Or just, advertise new DLCs?

Edit, you guys also once talked about a "Capture/Steal Relic" war goal if enough interest existed. That thread alone showed enough interest, it would especially give a goal in the mid-game. What happened to that?

AI is completely borked, you can use mods to make it better, and even challenging with the right mods. but at times the core pdx AI stills makes itself known
For less micro you can set planets to be rarer like at .5 or .25 or use the "automated pop migration" mod (f***ing love that mod)
There is a capture galatron wargoal but thats the only one for stealing relics. I would love to see more. maybe one for each, or just the certain ones like rubricator and precursor relics

smaller galaxy size and .5/.25 planets mean less pops and calculations based on those pops will make the lag happen later.
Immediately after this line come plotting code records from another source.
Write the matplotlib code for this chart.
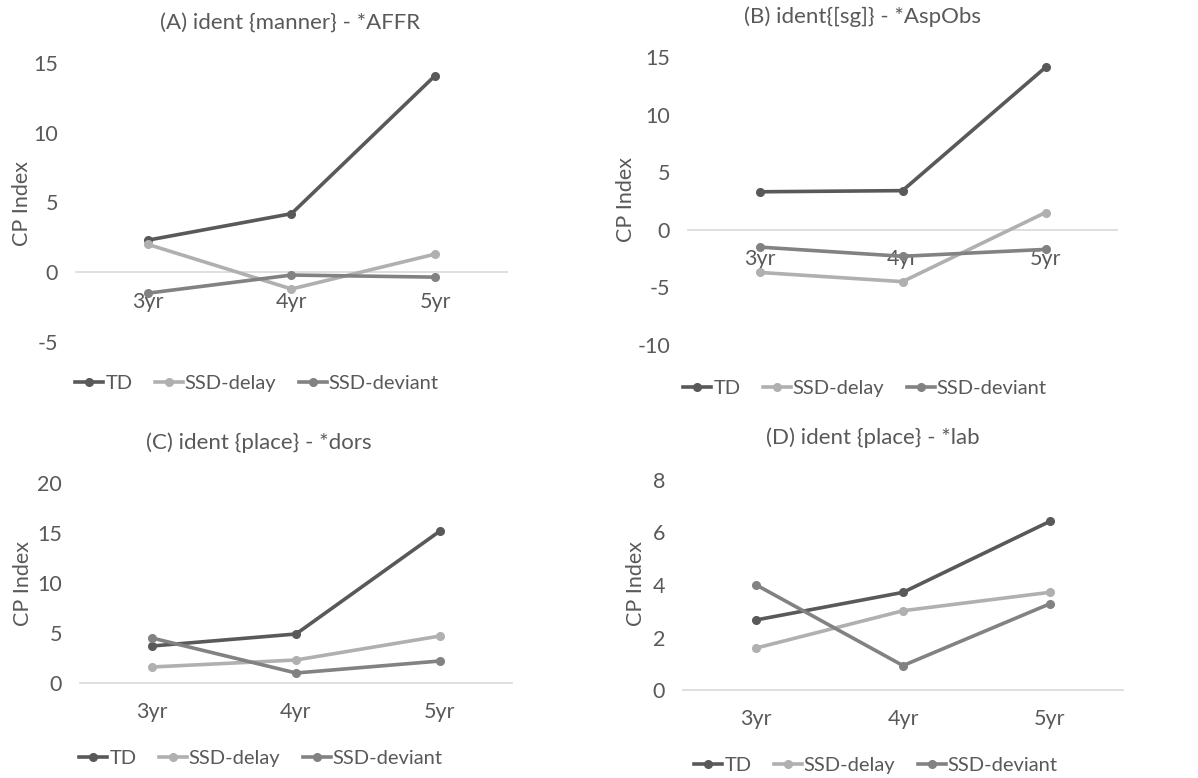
import numpy as np
import matplotlib
matplotlib.use("Agg")
import matplotlib.pyplot as plt
from matplotlib.lines import Line2D

plt.rcParams['font.family'] = ['Lato', 'DejaVu Sans']

ages = ['3yr', '4yr', '5yr']
groups = ['TD', 'SSD-delay', 'SSD-deviant']

# (A) ident {manner} - *AFFR
a_td = [2.3, 4.2, 14.1]
a_delay = [2.0, -1.2, 1.3]
a_dev = [-1.5, -0.2, -0.35]

# (B) ident{[sg]} - *AspObs
b_td = [3.3, 3.4, 14.1]
b_delay = [-3.7, -4.5, 1.5]
b_dev = [-1.5, -2.3, -1.7]

# (C) ident {place} - *dors
c_td = [3.7, 4.9, 15.2]
c_delay = [1.6, 2.3, 4.7]
c_dev = [4.5, 1.0, 2.2]

# (D) ident {place} - *lab
d_td = [2.67, 3.72, 6.42]
d_delay = [1.6, 3.02, 3.72]
d_dev = [4.0, 0.93, 3.28]

titles = ['(A) ident {manner} - *AFFR', '(B) ident{[sg]} - *AspObs',
          '(C) ident {place} - *dors', '(D) ident {place} - *lab']

colors = ['#595959', '#b0b0b0', '#828282']
txt = '#595959'
W, H = 1198, 778

fig = plt.figure(figsize=(W / 100, H / 100), dpi=100)


def panel(rect, series, ylim, yticks, title, title_xy, ylab_xy, leg_xy):
    l, t, r, b = rect
    ax = fig.add_axes([l / W, 1 - b / H, (r - l) / W, (b - t) / H])
    x = np.arange(len(ages))
    for vals, c in zip(series, colors):
        ax.plot(x, vals, color=c, lw=2.6, marker='o', ms=5.5, solid_capstyle='round')
    ax.set_xlim(-0.5, 2.5)
    ax.set_ylim(*ylim)
    ax.set_yticks(yticks)
    ax.set_yticklabels([str(v) for v in yticks])
    ax.set_xticks(x)
    ax.set_xticklabels(ages)
    for s in ['top', 'right', 'left']:
        ax.spines[s].set_visible(False)
    ax.spines['bottom'].set_position(('data', 0))
    ax.spines['bottom'].set_color('#d9d9d9')
    ax.spines['bottom'].set_linewidth(1.2)
    ax.spines['bottom'].set_zorder(0)
    ax.tick_params(axis='both', length=0, labelsize=15.5, colors=txt)
    ax.tick_params(axis='y', pad=13)
    ax.tick_params(axis='x', pad=14)
    ax.patch.set_alpha(0)
    fig.text(title_xy[0] / W, 1 - title_xy[1] / H, title, ha='center', va='center',
             fontsize=16, color=txt)
    fig.text(ylab_xy[0] / W, 1 - ylab_xy[1] / H, 'CP Index', ha='center', va='center',
             rotation=90, fontsize=15.5, color=txt)
    handles = [Line2D([], [], color=c, lw=2.6, marker='o', ms=5.5) for c in colors]
    leg = ax.legend(handles, groups, loc='center', ncol=3, frameon=False,
                    bbox_to_anchor=(leg_xy[0] / W, 1 - leg_xy[1] / H),
                    bbox_transform=fig.transFigure, fontsize=14.5,
                    handlelength=1.4, handletextpad=0.1, columnspacing=1.1,
                    markerfirst=True)
    for tx in leg.get_texts():
        tx.set_color(txt)
    return ax


panel((76, 63, 507, 342), [a_td, a_delay, a_dev], (-5, 15), [-5, 0, 5, 10, 15],
      titles[0], (290, 23), (22, 203), (257, 383))
panel((688, 57, 1117, 345), [b_td, b_delay, b_dev], (-10, 15), [-10, -5, 0, 5, 10, 15],
      titles[1], (863, 17), (626, 200), (865, 388))
panel((80, 483, 512, 683), [c_td, c_delay, c_dev], (0, 20), [0, 5, 10, 15, 20],
      titles[2], (259, 443), (23, 583), (261, 758))
panel((683, 480, 1123, 690), [d_td, d_delay, d_dev], (0, 8), [0, 2, 4, 6, 8],
      titles[3], (873, 438), (636, 584), (876, 765))

fig.savefig('out.png', dpi=100, facecolor='white')
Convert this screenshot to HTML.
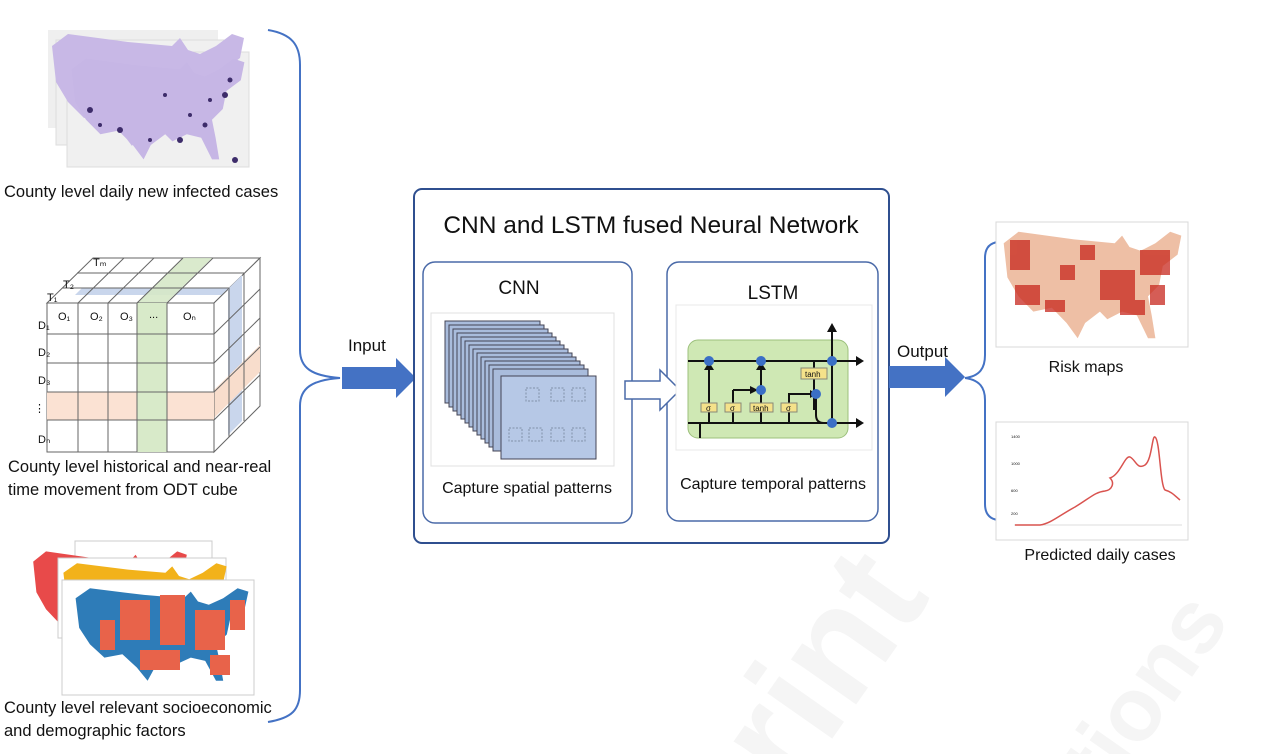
<!DOCTYPE html>
<html><head><meta charset="utf-8"><style>
html,body{margin:0;padding:0;background:#fff;overflow:hidden;width:1270px;height:754px;}
svg{display:block;}
text{font-family:"Liberation Sans",sans-serif;fill:#111;}
</style></head><body>
<svg width="1270" height="754" viewBox="0 0 1270 754" xmlns="http://www.w3.org/2000/svg">
<defs>
<path id="us" d="M2,8 L10,2 L40,6 L62,8 L66,4 L70,10 L76,12 L84,8 L92,2 L98,4 L96,14 L88,20 L86,30 L80,36 L82,46 L84,58 L80,58 L74,46 L66,44 L58,48 L54,44 L46,50 L42,58 L36,50 L28,42 L18,44 L10,36 L4,26 Z"/>
</defs>
<!-- watermark -->
<g font-family="Liberation Sans" font-weight="bold">
<text x="660" y="760" font-size="150" transform="rotate(-55 760 650)" style="fill:#f5f5f5">rint</text>
<text x="1000" y="770" font-size="90" transform="rotate(-55 1080 680)" style="fill:#f5f5f5">tions</text>
</g>

<!-- Map 1 (purple stack) -->
<rect x="48" y="30" width="170" height="98" fill="#efefef"/>
<rect x="56" y="40" width="175" height="105" fill="#f0f0f0" stroke="#ddd"/>
<rect x="67" y="52" width="182" height="115" fill="#f0f0f0" stroke="#ddd"/>
<g transform="translate(48,30) scale(2,2)"><use href="#us" fill="#c8b8e6"/></g>
<g transform="translate(68,55) scale(1.8,1.8)"><use href="#us" fill="#c6b6e5"/></g>
<g fill="#3d2c6a">
<circle cx="90" cy="110" r="3"/><circle cx="100" cy="125" r="2"/><circle cx="120" cy="130" r="3"/><circle cx="180" cy="140" r="3"/><circle cx="205" cy="125" r="2.5"/><circle cx="225" cy="95" r="3"/><circle cx="230" cy="80" r="2.5"/><circle cx="210" cy="100" r="2"/><circle cx="190" cy="115" r="2"/><circle cx="165" cy="95" r="2"/><circle cx="235" cy="160" r="3"/><circle cx="150" cy="140" r="2"/>
</g>
<text x="4" y="197" font-size="16.5">County level daily new infected cases</text>

<!-- Cube -->
<g>
<polygon points="47,303 214,303 260,258 93,258" fill="#fff" stroke="#666"/>
<polygon points="82,288 242,288 235,295 75,295" fill="#c9d6ec"/>
<polygon points="137,303 166,303 212,258 183,258" fill="#d6e8c8" opacity="0.9"/>
<polygon points="214,303 260,258 260,406 214,452" fill="#fff" stroke="#666"/>
<polygon points="228,289 242,275 242,421 228,435" fill="#c9d6ec"/>
<polygon points="214,390 260,345 260,372 214,418" fill="#f8ddcc"/>
<rect x="47" y="303" width="167" height="149" fill="#fff" stroke="#666"/>
<rect x="47" y="392" width="167" height="28" fill="#fbe2d3"/>
<rect x="137" y="303" width="30" height="149" fill="#d8eac9"/>
<g stroke="#666" stroke-width="1">
<line x1="78" y1="303" x2="78" y2="452"/><line x1="108" y1="303" x2="108" y2="452"/><line x1="137" y1="303" x2="137" y2="452"/><line x1="167" y1="303" x2="167" y2="452"/>
<line x1="47" y1="334" x2="214" y2="334"/><line x1="47" y1="363" x2="214" y2="363"/><line x1="47" y1="392" x2="214" y2="392"/><line x1="47" y1="420" x2="214" y2="420"/>
<line x1="78" y1="303" x2="124" y2="258"/><line x1="108" y1="303" x2="154" y2="258"/><line x1="137" y1="303" x2="183" y2="258"/><line x1="167" y1="303" x2="213" y2="258"/>
<line x1="62" y1="288" x2="229" y2="288"/><line x1="77" y1="273" x2="244" y2="273"/>
<line x1="229" y1="288" x2="229" y2="437"/><line x1="244" y1="273" x2="244" y2="421"/>
<line x1="214" y1="334" x2="260" y2="289"/><line x1="214" y1="363" x2="260" y2="318"/><line x1="214" y1="392" x2="260" y2="347"/><line x1="214" y1="420" x2="260" y2="375"/>
</g>
<g font-size="11" fill="#333">
<text x="58" y="320">O₁</text><text x="90" y="320">O₂</text><text x="120" y="320">O₃</text><text x="149" y="318">...</text><text x="183" y="320">Oₙ</text>
<text x="38" y="329">D₁</text><text x="38" y="356">D₂</text><text x="38" y="384">D₃</text><text x="34" y="412">⋮</text><text x="38" y="443">Dₙ</text>
<text x="47" y="301">T₁</text><text x="63" y="288">T₂</text><text x="93" y="266">Tₘ</text>
</g>
</g>
<text x="8" y="472" font-size="16.5">County level historical and near-real</text>
<text x="8" y="495" font-size="16.5">time movement from ODT cube</text>

<!-- Map 3 stack -->
<rect x="75" y="541" width="137" height="25" fill="#fff" stroke="#ccc"/>
<g transform="translate(30,548) scale(1.6,1.7)"><use href="#us" fill="#e84a4a"/></g>
<rect x="58" y="558" width="168" height="80" fill="#fff" stroke="#ccc"/>
<g transform="translate(60,560) scale(1.7,1.6)"><use href="#us" fill="#f2b21a"/></g>
<rect x="62" y="580" width="192" height="115" fill="#fff" stroke="#ccc"/>
<g transform="translate(72,585) scale(1.8,1.65)"><use href="#us" fill="#2e7cb8"/></g>
<g fill="#e8634a">
<rect x="120" y="600" width="30" height="40"/><rect x="160" y="595" width="25" height="50"/><rect x="195" y="610" width="30" height="40"/><rect x="140" y="650" width="40" height="20"/><rect x="100" y="620" width="15" height="30"/><rect x="210" y="655" width="20" height="20"/><rect x="230" y="600" width="15" height="30"/>
</g>
<text x="4" y="713" font-size="16.5">County level relevant socioeconomic</text>
<text x="4" y="736" font-size="16.5">and demographic factors</text>

<!-- left brace -->
<path d="M268,30 C292,34 300,45 300,65 L300,350 C300,368 312,376 340,378 C312,380 300,388 300,406 L300,690 C300,710 292,718 268,722" fill="none" stroke="#4472c4" stroke-width="2"/>
<polygon points="342,367 396,367 396,358 416,378 396,398 396,389 342,389" fill="#4472c4"/>
<text x="348" y="351" font-size="17">Input</text>

<!-- main box -->
<rect x="414" y="189" width="475" height="354" rx="8" fill="#fff" stroke="#2f4f8f" stroke-width="2"/>
<text x="651" y="233" font-size="24.5" text-anchor="middle">CNN and LSTM fused Neural Network</text>
<rect x="423" y="262" width="209" height="261" rx="12" fill="#fff" stroke="#4a6aa8" stroke-width="1.5"/>
<rect x="667" y="262" width="211" height="259" rx="12" fill="#fff" stroke="#4a6aa8" stroke-width="1.5"/>
<text x="519" y="294" font-size="19" text-anchor="middle">CNN</text>
<text x="773" y="299" font-size="19" text-anchor="middle">LSTM</text>
<text x="527" y="493" font-size="16" text-anchor="middle">Capture spatial patterns</text>
<text x="773" y="489" font-size="16" text-anchor="middle">Capture temporal patterns</text>

<!-- CNN image -->
<rect x="431" y="313" width="183" height="153" fill="#fff" stroke="#e0e0e0"/>
<g stroke="#445" stroke-width="1" fill="#a9bcdc">
<rect x="445" y="321" width="95" height="82"/><rect x="449" y="325" width="95" height="82"/><rect x="453" y="329" width="95" height="82"/><rect x="457" y="333" width="95" height="82"/><rect x="461" y="337" width="95" height="82"/><rect x="465" y="341" width="95" height="82"/><rect x="469" y="345" width="95" height="82"/><rect x="473" y="349" width="95" height="82"/><rect x="477" y="353" width="95" height="82"/><rect x="481" y="357" width="95" height="82"/><rect x="485" y="361" width="95" height="82"/><rect x="489" y="365" width="95" height="82"/><rect x="493" y="369" width="95" height="82"/>
</g>
<rect x="501" y="376" width="95" height="83" fill="#b6c8e6" stroke="#445"/>
<g fill="none" stroke="#8090a8" stroke-dasharray="2,1.5">
<rect x="526" y="388" width="13" height="13"/><rect x="551" y="388" width="13" height="13"/><rect x="572" y="388" width="13" height="13"/>
<rect x="509" y="428" width="13" height="13"/><rect x="529" y="428" width="13" height="13"/><rect x="551" y="428" width="13" height="13"/><rect x="572" y="428" width="13" height="13"/>
</g>
<polygon points="625,381 660,381 660,370 680,390 660,410 660,399 625,399" fill="#fff" stroke="#4a6aa8" stroke-width="1.5"/>

<!-- LSTM image -->
<rect x="676" y="305" width="196" height="145" fill="#fff" stroke="#e8e8e8"/>
<rect x="688" y="340" width="160" height="98" rx="10" fill="#cfe8b4" stroke="#9cc07c"/>
<g stroke="#111" stroke-width="2" fill="none">
<line x1="688" y1="361" x2="856" y2="361"/>
<line x1="688" y1="423" x2="856" y2="423"/>
<line x1="700" y1="423" x2="700" y2="438"/>
<line x1="709" y1="423" x2="709" y2="367"/>
<line x1="733" y1="423" x2="733" y2="390"/><path d="M733,390 L750,390"/>
<line x1="761" y1="423" x2="761" y2="367"/>
<path d="M789,423 L789,394 L810,394"/>
<line x1="814" y1="361" x2="814" y2="410"/><path d="M816,394 L816,415 Q816,423 824,423"/>
<line x1="832" y1="423" x2="832" y2="330"/>
</g>
<g fill="#111">
<polygon points="856,356 864,361 856,366"/><polygon points="856,418 864,423 856,428"/><polygon points="827,332 832,323 837,332"/>
<polygon points="704,370 709,362 714,370"/><polygon points="756,370 761,362 766,370"/><polygon points="750,386 758,390 750,394"/><polygon points="810,390 817,394 810,398"/>
</g>
<g fill="#3b6fc6"><circle cx="709" cy="361" r="5"/><circle cx="761" cy="361" r="5"/><circle cx="761" cy="390" r="5"/><circle cx="816" cy="394" r="5"/><circle cx="832" cy="361" r="5"/><circle cx="832" cy="423" r="5"/></g>
<g font-size="8" fill="#222">
<rect x="701" y="403" width="16" height="9" fill="#f5e28a" stroke="#887"/><text x="706" y="411">σ</text>
<rect x="725" y="403" width="16" height="9" fill="#f5e28a" stroke="#887"/><text x="730" y="411">σ</text>
<rect x="750" y="403" width="23" height="9" fill="#f5e28a" stroke="#887"/><text x="753" y="411">tanh</text>
<rect x="781" y="403" width="16" height="9" fill="#f5e28a" stroke="#887"/><text x="786" y="411">σ</text>
<rect x="801" y="368" width="26" height="11" fill="#f5e28a" stroke="#887"/><text x="805" y="377">tanh</text>
</g>

<!-- Output arrow -->
<polygon points="889,366 945,366 945,357 965,377 945,397 945,388 889,388" fill="#4472c4"/>
<text x="897" y="357" font-size="17">Output</text>
<path d="M965,378 C980,376 985,368 985,355 L985,258 C985,248 990,243 998,242 M965,378 C980,380 985,388 985,400 L985,504 C985,514 990,519 998,520" fill="none" stroke="#4472c4" stroke-width="2"/>

<!-- Risk map -->
<rect x="996" y="222" width="192" height="125" fill="#fff" stroke="#d8d8d8"/>
<g transform="translate(1000,228) scale(1.85,1.9)"><use href="#us" fill="#eebfa5"/></g>
<g fill="#c8281e" opacity="0.75">
<rect x="1010" y="240" width="20" height="30"/><rect x="1015" y="285" width="25" height="20"/><rect x="1045" y="300" width="20" height="12"/><rect x="1100" y="270" width="35" height="30"/><rect x="1140" y="250" width="30" height="25"/><rect x="1120" y="300" width="25" height="15"/><rect x="1080" y="245" width="15" height="15"/><rect x="1150" y="285" width="15" height="20"/><rect x="1060" y="265" width="15" height="15"/>
</g>
<text x="1086" y="372" font-size="16" text-anchor="middle">Risk maps</text>

<!-- chart -->
<rect x="996" y="422" width="192" height="118" fill="#fff" stroke="#d8d8d8"/>
<g font-size="4" fill="#999"><text x="1011" y="438">1400</text><text x="1011" y="465">1000</text><text x="1011" y="492">600</text><text x="1011" y="515">200</text></g>
<line x1="1014" y1="525" x2="1182" y2="525" stroke="#ddd"/>
<path d="M1015,525 L1040,525 C1050,524 1060,515 1075,507 C1090,498 1095,492 1105,491 C1112,490 1115,483 1110,478 C1120,475 1125,455 1130,457 C1136,460 1137,470 1145,465 C1152,460 1152,435 1155,437 C1160,440 1160,485 1165,490 C1172,492 1174,495 1180,500" fill="none" stroke="#d9534f" stroke-width="1.5"/>
<text x="1100" y="560" font-size="16" text-anchor="middle">Predicted daily cases</text>
</svg>
</body></html>
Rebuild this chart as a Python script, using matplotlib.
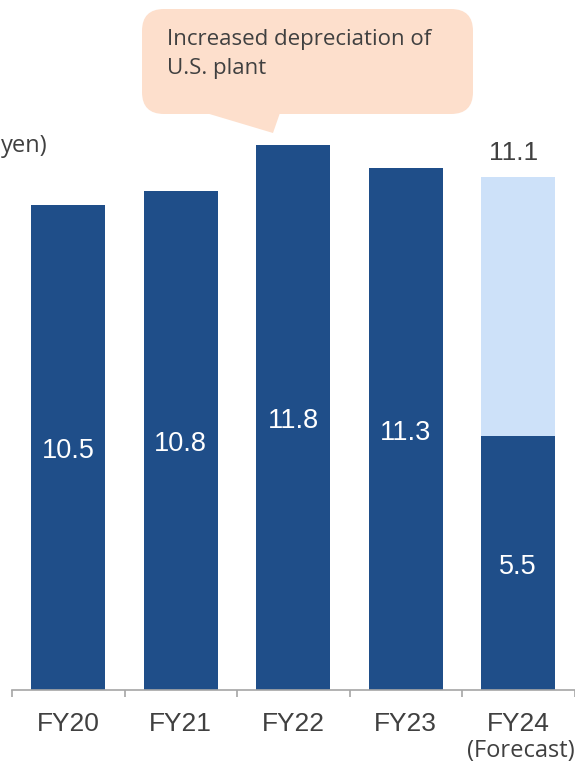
import matplotlib
matplotlib.use("Agg")
import matplotlib.pyplot as plt
from matplotlib.patches import FancyBboxPatch, Polygon
from matplotlib.transforms import Affine2D, ScaledTranslation

# ---- data ----
categories = ["FY20", "FY21", "FY22", "FY23", "FY24"]
totals = [10.5, 10.8, 11.8, 11.3, 11.1]
first_half_fy24 = 5.5
forecast_note = "(Forecast)"
unit_label = "yen)"
callout_text = "Increased depreciation of\nU.S. plant"

DARK = "#1F4E89"
LIGHT = "#CDE1F9"
TXT = "#404040"
AXIS = "#A6A6A6"
PEACH = "#FDDFCC"

W, H = 575, 762
fig = plt.figure(figsize=(W / 100, H / 100), dpi=100)
ax = fig.add_axes([12 / W, 72 / H, 562.5 / W, 690 / H])

x = list(range(len(categories)))
dark_vals = totals[:-1] + [first_half_fy24]
light_vals = [0, 0, 0, 0, totals[-1] - first_half_fy24]

bw = 0.66
ax.bar(x, dark_vals, width=bw, color=DARK, zorder=2)
ax.bar(x, light_vals, width=bw, bottom=dark_vals, color=LIGHT, zorder=2)

ax.set_xlim(-0.5, 4.5)
ax.set_ylim(0, 14.93)

down4 = ax.transData + ScaledTranslation(0, -4 / 100, fig.dpi_scale_trans)
for xi, v in zip(x, dark_vals):
    ax.text(xi, v / 2, f"{v:.1f}", ha="center", va="center", color="white",
            fontsize=19.5, family="Liberation Sans", zorder=3, transform=down4)
ax.text(x[-1] - 0.04, totals[-1] + 0.52, f"{totals[-1]:.1f}", ha="center", va="center",
        color=TXT, fontsize=19, family="Liberation Sans")

for s in ["left", "top", "right"]:
    ax.spines[s].set_visible(False)
ax.spines["bottom"].set_color(AXIS)
ax.spines["bottom"].set_linewidth(1.2)
ax.set_yticks([])
ax.set_xticks([i - 0.5 for i in range(len(categories) + 1)])
ax.set_xticklabels([])
ax.tick_params(axis="x", direction="out", length=5, width=1.2, color=AXIS)

xt = ax.get_xaxis_transform()
for xi, c in zip(x, categories):
    ax.text(xi, -34 / 690, c, transform=xt, ha="center", va="center",
            color=TXT, fontsize=19, family="Liberation Sans", clip_on=False)
ax.text(x[-1] + 0.02, -61 / 690, forecast_note, transform=xt, ha="center", va="center",
        color=TXT, fontsize=17, family="Open Sans", clip_on=False)

# pixel transform (origin top-left)
px = Affine2D().scale(1 / 100, -1 / 100).translate(0, H / 100) + fig.dpi_scale_trans

fig.text(48 / W, 1 - 146 / H, unit_label, ha="right", va="center", color=TXT,
         fontsize=17, family="Open Sans")

box = FancyBboxPatch((142 + 22, 9 + 22), 331 - 44, 105 - 44,
                     boxstyle="round,pad=22", transform=px,
                     facecolor=PEACH, edgecolor="none", zorder=5)
fig.add_artist(box)
tail = Polygon([(196, 110), (273, 133), (281, 110)], closed=True, transform=px,
               facecolor=PEACH, edgecolor="none", zorder=5)
fig.add_artist(tail)
fig.text(167 / W, 1 - 54 / H, callout_text, ha="left", va="center", color=TXT,
         fontsize=16, family="Open Sans", linespacing=1.55, zorder=6)

fig.savefig("out.png", dpi=100)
If you don't enjoy lower planet spawns then perhaps (exterminatus) planet crackers/shielding worlds work well for reducing late game performance issues. only reducing, its still gets pretty bad.

Performance issues are also due to stellaris being horribly optimized and only using one core for almost everything. it did use to be worse so an attempt was made, sadly it was not as successful as we would have liked it to be.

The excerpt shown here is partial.